What this task involves ▸ Quote exactly the lines spanning from the top of the data below to the line that contains "const seriesNames = ['Raw_water', 'Bubble', 'Filtration'];", including both.
══════
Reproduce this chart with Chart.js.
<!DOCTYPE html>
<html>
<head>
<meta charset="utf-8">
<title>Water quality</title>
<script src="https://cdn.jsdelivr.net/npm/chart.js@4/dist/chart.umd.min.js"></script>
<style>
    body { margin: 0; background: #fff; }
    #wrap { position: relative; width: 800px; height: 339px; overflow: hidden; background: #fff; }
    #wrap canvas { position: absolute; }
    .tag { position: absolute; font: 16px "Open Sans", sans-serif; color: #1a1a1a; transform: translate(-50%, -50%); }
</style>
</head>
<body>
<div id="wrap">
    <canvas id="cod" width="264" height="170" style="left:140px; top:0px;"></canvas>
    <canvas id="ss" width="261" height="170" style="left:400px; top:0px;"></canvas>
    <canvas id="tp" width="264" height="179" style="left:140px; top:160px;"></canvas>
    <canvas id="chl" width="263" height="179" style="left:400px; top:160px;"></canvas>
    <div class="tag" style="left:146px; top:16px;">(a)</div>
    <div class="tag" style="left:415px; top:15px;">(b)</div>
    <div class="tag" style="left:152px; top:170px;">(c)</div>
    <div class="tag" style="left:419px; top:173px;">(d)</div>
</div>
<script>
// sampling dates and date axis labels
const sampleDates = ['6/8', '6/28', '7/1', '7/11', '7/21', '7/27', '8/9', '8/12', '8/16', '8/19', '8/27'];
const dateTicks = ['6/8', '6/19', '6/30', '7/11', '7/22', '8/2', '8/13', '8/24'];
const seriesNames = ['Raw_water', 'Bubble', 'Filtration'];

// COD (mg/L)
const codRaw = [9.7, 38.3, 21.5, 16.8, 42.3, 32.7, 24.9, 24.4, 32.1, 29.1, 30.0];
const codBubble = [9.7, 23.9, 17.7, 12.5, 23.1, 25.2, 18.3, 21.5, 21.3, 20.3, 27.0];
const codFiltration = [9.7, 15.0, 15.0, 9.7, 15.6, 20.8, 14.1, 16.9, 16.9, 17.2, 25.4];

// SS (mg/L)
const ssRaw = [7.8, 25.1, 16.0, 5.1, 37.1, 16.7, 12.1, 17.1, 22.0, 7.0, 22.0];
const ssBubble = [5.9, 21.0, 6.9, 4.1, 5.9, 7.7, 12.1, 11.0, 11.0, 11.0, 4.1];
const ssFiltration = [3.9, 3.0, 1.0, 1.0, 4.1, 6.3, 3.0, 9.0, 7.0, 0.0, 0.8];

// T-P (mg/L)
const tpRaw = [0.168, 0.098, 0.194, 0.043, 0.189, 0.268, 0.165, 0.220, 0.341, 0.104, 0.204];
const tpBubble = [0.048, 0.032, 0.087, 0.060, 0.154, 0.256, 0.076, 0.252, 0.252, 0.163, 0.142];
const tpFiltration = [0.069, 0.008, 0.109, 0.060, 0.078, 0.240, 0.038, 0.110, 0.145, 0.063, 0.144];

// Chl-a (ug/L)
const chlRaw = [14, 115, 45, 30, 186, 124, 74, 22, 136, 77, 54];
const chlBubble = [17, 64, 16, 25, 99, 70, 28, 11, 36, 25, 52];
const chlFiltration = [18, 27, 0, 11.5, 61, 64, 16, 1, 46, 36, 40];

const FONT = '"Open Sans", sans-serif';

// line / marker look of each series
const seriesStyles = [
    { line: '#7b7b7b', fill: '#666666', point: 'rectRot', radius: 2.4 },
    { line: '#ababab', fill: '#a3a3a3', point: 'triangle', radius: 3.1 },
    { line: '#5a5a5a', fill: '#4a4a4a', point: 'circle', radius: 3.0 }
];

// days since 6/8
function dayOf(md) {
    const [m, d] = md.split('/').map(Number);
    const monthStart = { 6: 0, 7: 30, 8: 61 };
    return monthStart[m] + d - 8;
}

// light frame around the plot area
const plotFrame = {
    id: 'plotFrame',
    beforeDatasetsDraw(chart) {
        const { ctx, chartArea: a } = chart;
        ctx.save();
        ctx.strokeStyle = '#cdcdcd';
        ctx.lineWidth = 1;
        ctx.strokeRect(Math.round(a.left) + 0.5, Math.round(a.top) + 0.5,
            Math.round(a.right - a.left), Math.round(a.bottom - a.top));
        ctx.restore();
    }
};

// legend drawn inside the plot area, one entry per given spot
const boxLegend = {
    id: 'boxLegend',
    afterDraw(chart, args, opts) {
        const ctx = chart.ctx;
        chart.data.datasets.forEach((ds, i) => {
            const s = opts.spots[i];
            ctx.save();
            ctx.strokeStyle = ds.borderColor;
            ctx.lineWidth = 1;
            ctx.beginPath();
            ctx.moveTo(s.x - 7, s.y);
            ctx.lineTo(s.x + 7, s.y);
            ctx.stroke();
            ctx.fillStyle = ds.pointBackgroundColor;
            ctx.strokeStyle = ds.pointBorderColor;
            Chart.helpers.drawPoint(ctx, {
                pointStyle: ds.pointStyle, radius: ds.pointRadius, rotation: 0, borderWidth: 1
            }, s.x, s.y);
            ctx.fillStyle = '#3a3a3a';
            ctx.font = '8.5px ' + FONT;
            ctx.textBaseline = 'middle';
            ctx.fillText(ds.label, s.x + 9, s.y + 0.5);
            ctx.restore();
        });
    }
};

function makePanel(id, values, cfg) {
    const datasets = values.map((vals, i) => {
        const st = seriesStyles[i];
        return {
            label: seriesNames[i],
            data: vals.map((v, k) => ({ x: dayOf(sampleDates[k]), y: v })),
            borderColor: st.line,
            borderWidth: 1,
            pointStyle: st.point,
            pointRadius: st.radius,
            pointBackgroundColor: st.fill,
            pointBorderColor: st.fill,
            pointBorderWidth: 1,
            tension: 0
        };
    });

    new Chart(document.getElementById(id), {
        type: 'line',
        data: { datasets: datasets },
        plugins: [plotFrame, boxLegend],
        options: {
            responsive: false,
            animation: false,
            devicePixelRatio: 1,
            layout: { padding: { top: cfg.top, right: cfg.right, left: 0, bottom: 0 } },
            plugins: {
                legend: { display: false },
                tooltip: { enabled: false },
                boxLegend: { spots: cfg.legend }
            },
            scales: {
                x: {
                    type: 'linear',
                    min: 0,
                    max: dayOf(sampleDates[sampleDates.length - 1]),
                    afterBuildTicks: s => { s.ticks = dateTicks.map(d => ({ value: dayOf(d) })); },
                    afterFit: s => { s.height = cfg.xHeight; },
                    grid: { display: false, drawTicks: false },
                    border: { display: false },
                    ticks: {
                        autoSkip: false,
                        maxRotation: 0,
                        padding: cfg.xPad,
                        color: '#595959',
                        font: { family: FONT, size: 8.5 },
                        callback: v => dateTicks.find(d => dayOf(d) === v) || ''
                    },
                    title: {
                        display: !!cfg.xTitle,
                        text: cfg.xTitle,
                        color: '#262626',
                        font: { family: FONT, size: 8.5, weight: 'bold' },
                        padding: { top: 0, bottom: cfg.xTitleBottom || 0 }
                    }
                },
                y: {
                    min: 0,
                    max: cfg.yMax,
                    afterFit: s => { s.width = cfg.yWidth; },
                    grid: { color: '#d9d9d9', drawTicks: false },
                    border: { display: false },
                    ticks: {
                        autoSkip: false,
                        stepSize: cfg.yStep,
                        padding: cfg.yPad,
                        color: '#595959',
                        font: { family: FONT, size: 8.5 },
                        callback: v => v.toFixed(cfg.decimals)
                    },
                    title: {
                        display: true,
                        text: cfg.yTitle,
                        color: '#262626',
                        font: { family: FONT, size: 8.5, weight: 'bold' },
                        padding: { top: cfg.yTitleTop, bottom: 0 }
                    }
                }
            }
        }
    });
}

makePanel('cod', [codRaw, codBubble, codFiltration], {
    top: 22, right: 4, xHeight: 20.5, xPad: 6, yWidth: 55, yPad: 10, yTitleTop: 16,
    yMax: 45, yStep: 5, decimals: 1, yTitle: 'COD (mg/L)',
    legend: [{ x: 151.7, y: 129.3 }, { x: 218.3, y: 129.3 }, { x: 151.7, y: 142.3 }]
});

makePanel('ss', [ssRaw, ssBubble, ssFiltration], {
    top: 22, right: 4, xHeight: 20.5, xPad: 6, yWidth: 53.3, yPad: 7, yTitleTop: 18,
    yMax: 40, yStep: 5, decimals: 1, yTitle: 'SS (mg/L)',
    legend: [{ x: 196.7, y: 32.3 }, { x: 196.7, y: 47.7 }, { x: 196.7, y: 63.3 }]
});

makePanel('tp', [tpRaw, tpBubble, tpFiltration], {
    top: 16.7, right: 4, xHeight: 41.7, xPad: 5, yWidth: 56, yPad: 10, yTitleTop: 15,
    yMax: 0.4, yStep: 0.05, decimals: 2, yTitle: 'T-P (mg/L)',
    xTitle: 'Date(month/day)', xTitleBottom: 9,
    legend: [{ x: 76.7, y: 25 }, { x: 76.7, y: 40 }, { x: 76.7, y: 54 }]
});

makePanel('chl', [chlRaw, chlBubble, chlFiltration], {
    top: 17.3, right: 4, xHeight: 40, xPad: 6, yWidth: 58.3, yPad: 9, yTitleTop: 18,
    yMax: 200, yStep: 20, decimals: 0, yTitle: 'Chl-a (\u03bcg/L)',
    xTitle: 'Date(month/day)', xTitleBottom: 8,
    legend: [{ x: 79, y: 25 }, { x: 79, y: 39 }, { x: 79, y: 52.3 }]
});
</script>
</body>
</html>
══════
Solution below ▸
Reproduce this chart with Chart.js.
<!DOCTYPE html>
<html>
<head>
<meta charset="utf-8">
<title>Water quality</title>
<script src="https://cdn.jsdelivr.net/npm/chart.js@4/dist/chart.umd.min.js"></script>
<style>
    body { margin: 0; background: #fff; }
    #wrap { position: relative; width: 800px; height: 339px; overflow: hidden; background: #fff; }
    #wrap canvas { position: absolute; }
    .tag { position: absolute; font: 16px "Open Sans", sans-serif; color: #1a1a1a; transform: translate(-50%, -50%); }
</style>
</head>
<body>
<div id="wrap">
    <canvas id="cod" width="264" height="170" style="left:140px; top:0px;"></canvas>
    <canvas id="ss" width="261" height="170" style="left:400px; top:0px;"></canvas>
    <canvas id="tp" width="264" height="179" style="left:140px; top:160px;"></canvas>
    <canvas id="chl" width="263" height="179" style="left:400px; top:160px;"></canvas>
    <div class="tag" style="left:146px; top:16px;">(a)</div>
    <div class="tag" style="left:415px; top:15px;">(b)</div>
    <div class="tag" style="left:152px; top:170px;">(c)</div>
    <div class="tag" style="left:419px; top:173px;">(d)</div>
</div>
<script>
// sampling dates and date axis labels
const sampleDates = ['6/8', '6/28', '7/1', '7/11', '7/21', '7/27', '8/9', '8/12', '8/16', '8/19', '8/27'];
const dateTicks = ['6/8', '6/19', '6/30', '7/11', '7/22', '8/2', '8/13', '8/24'];
const seriesNames = ['Raw_water', 'Bubble', 'Filtration'];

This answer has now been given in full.